Ariane Bilheran évoque la nécessité de faire notre deuil de tout ce que nous perdons et allons perdre. Elle est beaucoup plus jeune que moi, en ce qui me concerne, j'ai beaucoup de mal à le faire, bien que sur le fond, elle ait sans doute raison. C'est à ce point douloureux que dès l'enfance, pressentant tout cela, j'en étais instinctivement révoltée. Il me faudrait dépasser cela et penser au Royaume des Cieux et à la Jérusalem céleste, d'autant plus que Dieu a été miséricordieux, je ne laisserai pas d'enfants sur terre, mais je souffre pour les enfants des autres.
Je suis en train d'apprendre un chant qui remonte à Ivan le Terrible et raconte comment il a donné leur territoire aux cosaques du Terek.

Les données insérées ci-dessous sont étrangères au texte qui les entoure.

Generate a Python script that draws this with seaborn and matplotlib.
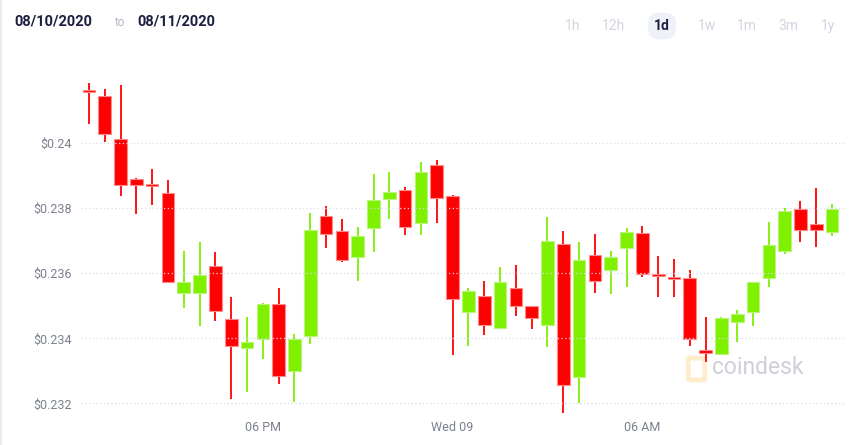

Il est très difficile, cela vient petit à petit, mais cela demande du travail et du temps. "Ce chant, des étudiants en musicologie n'arrivent pas toujours à le chanter, me dit Skountsev, alors ne t'étonnes pas..." Mais les cosaques ne connaissaient rien à la musicologie, seulement ils étaient tombés dedans quand ils étaient petits, et si leur vie pouvait être brève et tragique, elle était éclatante et noble, et cela se sent au caractère méditatif de la mélodie, et aux images naturelles du texte, tout cela est profondément harmonieux et habité par un souffle. Je mesure au caractère de ce chant la profondeur de notre déchéance, avec un chagrin brûlant.